Online Courses & Tutorials:

  • Data Visualization with ggplot2 (DataCamp): DataCamp offers a comprehensive course specifically focused on ggplot2, with interactive exercises. (Subscription required)
  • Introduction to Data Visualization with R (Coursera/Google Data Analytics Professional Certificate): This is part of a broader certificate, but the visualization modules are a good starting point for beginners.
  • R for Data Science (r4ds.had.co.nz): This free online book by Hadley Wickham and Garrett Grolemund has an extensive section on data visualization using ggplot2, offering clear explanations and examples. It’s a must-read for anyone serious about R for data science.
  • The R Graph Gallery (r-graph-gallery.com): This website is a fantastic resource for inspiration and code examples. It showcases a vast array of plot types with R code, often using ggplot2 and other popular packages. You can browse by chart type or package.
  • STHDA (Statistical Tools for High-throughput Data Analysis) - R Graphics Essentials: This website offers many practical tutorials on various R plotting functions and packages, including ggplot2, with clear explanations and code.
  • YouTube Channels:
    • David Robinson: Often streams and posts videos on data analysis in R, including visualization.
    • MarinStatsLectures: Provides clear tutorials on various statistical topics in R, including plotting.
    • Free Code Camp: Has several excellent, long-form tutorials on R and data visualization.

Blogs & Communities:

  • Towards Data Science (Medium): Many data scientists share tutorials, tips, and case studies on data visualization in R.
  • R-bloggers (r-bloggers.com): Aggregates posts from many R bloggers, frequently featuring data visualization tutorials and examples.
  • Stack Overflow: An invaluable resource for troubleshooting specific R visualization issues and finding solutions.

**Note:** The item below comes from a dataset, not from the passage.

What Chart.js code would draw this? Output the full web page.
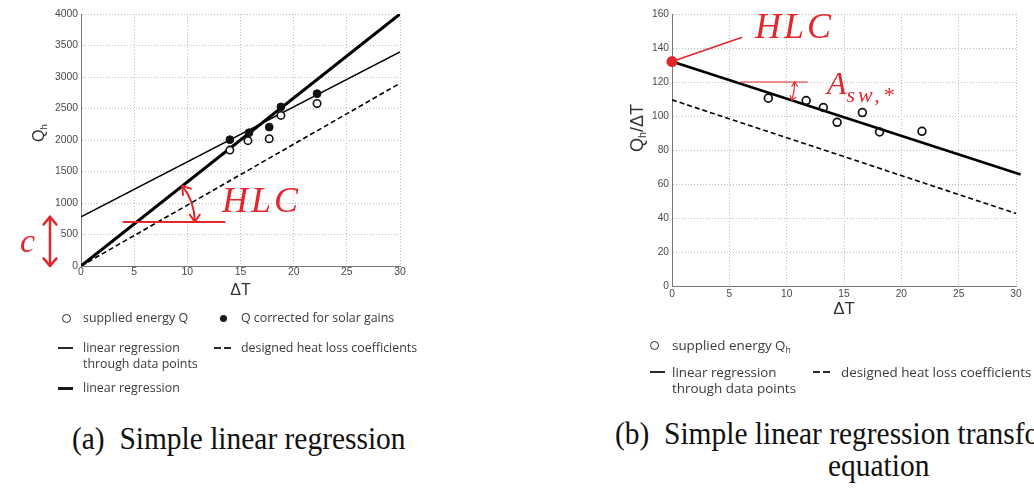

Interactive Learning Environments:

  • Swirl (swirlstats.com): An R package that teaches R in R! It has modules specifically for graphics and ggplot2, allowing you to learn interactively within your R console.

Tips for Effective Learning:

  1. Start with ggplot2: It’s the most powerful and widely used visualization package in R, and mastering it will give you a strong foundation.
  2. Practice, Practice, Practice: The best way to learn is by doing. Try to replicate existing plots, create your own visualizations with different datasets, and experiment with various customization options.
  3. Understand the “Grammar of Graphics”: Taking the time to understand the underlying principles of ggplot2 will make you much more effective at creating complex and customized plots.
  4. Look at Examples: Browse galleries like The R Graph Gallery to get inspiration and see how different visualizations are constructed.
  5. Don’t Be Afraid of the Documentation: While sometimes dense, R package documentation (accessible via ?function_name in R) is the ultimate source of truth for how functions work.

By combining these resources and actively practicing, you’ll be well on your way to creating compelling data visualizations in R.